What Role Will the "It" Factor Play in the Phoenix Mayoral Race?

The lone Democratic candidate is leading in the "non-partisan" (wink-wink) campaign for Phoenix mayor.

Of the six candidates running, five are Republican.  The only Democrat is Greg Stanton - who's leading the race, according to the survey his campaign released this week.  But more than half of the voters surveyed are still undecided whom they will vote for when early voting begins in less than a month - a symptom of the sluggish start to the mayoral contest.

So far, it's pretty much how pundits predicted it would play out:
Even though the election is supposed to be non-partisan, the five GOP candidates would initially battle for Republican votes, and Stanton would nail down his Democratic voter base.  Because the six candidates would divide the total votes, the experts forecast that none of them would have enough votes to win the August 4th election outright. That would force a run-off election in November ... most likely between two former council members, Stanton and Peggy Neely, who happen to be the two candidates with the most votes in the Stanton survey.

Playing it by the numbers, prognosticators believe that Neely, a Republican, will go on to attract the lion's share of GOP votes and then likely edge past Stanton in the November 8th election.  But history hasn't been kind to Republican candidates in Phoenix mayoral elections.  Since the sea change in mayoral elections in 1983, three of the last four mayors have been Democrats.

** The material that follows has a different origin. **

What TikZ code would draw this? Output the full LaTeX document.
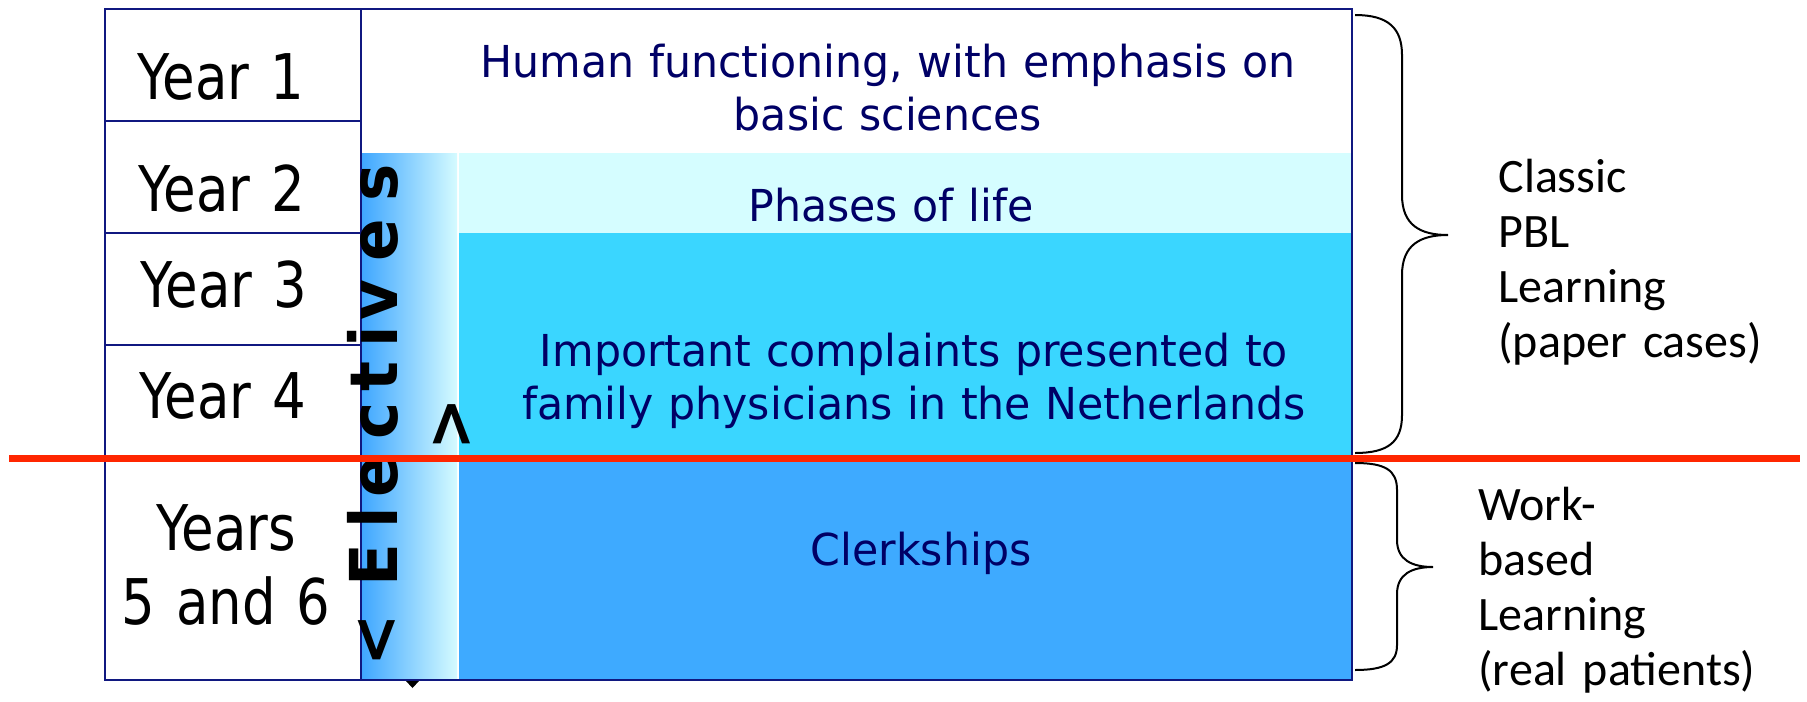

However, based on past voter performance, pundits have overlooked what has been an overriding intangible.

The Candidates' "It" Factor

Political practitioners -- like candidates, campaign managers, consultants and pollsters -- detest discussing intangibles. If something can't be quantified, they prefer to dismiss it.

Historically, Phoenix voters have liked their candidates for mayor to be exuberant, a certain immeasurable energy. Terry Goddard had it.  Paul Johnson and Skip Rimza possessed it, too. And before he went through his personal metamorphoses, Phil Gordon had that enthusiasm to which voters responded.

Greg Stanton has "it."

Stanton is passionate. Of the six mayoral candidates, he's the one who talks like a mayor, walks like a mayor ... and, yes, looks like a mayor.  That may sound superficial.  But try telling that to Phoenix voters.

The other candidates are campaigning in Stanton's political aura.  Former Councilwoman Peggy Neely looks and sounds like she's the blue ribbon winner in a Betty Crocker Bake-Off.  Political consultant Wes Gullett is more like a life insurance salesman than someone prepared to be mayor of the sixth largest city in the country. Claude Mattox makes a good city councilman.  And Anna Brennan, who manages her husband's medical practice, and Jennifer Wright, the Tea Party's pinup girl, are two attractive candidates who have little political presence.

Greg Stanton is fired up and ready to go to be the mayor.

Rooting For The Recall

Obviously, it will take more than congeniality and charisma for Greg Stanton to be elected the next mayor of Phoenix.

Stanton represented District 6 on the City Council from 2001-09.  It's the same seat that Sal DiCiccio occupies today. But maybe not for long if the well-funded effort now underway to recall him succeeds. A little more than 7,000 valid signatures are needed to force DiCiccio into a recall election. Coincidentally, the signatures must be filed the first week of August, the same time that early voting starts. A recall election would be held November 8th, the same time as the potential run-off election.

If Councilman DiCiccio is forced to defend his seat on the City Council, it could spell trouble for Stanton. DiCiccio would stop his relentless chirping from the sidelines and start campaigning for real throughout District 6, where voter turnout is traditionally high and where Stanton expects his own support to be heavy. DiCiccio could easily drown out Stanton's campaign in the district by dominating the political dialogue. Worse yet for Stanton, DiCiccio, who attracts media coverage like flies to roadkill, would likely influence the discussion of issues in the mayor's race ... even more than he already is.

For now, Sal DiCiccio is watching, waiting and continuing to wail about inefficient city government. Greg Stanton is pressing on with his campaign. And five Republicans are rooting for a recall election they hope will change the current course of the "non-partisan" election for mayor.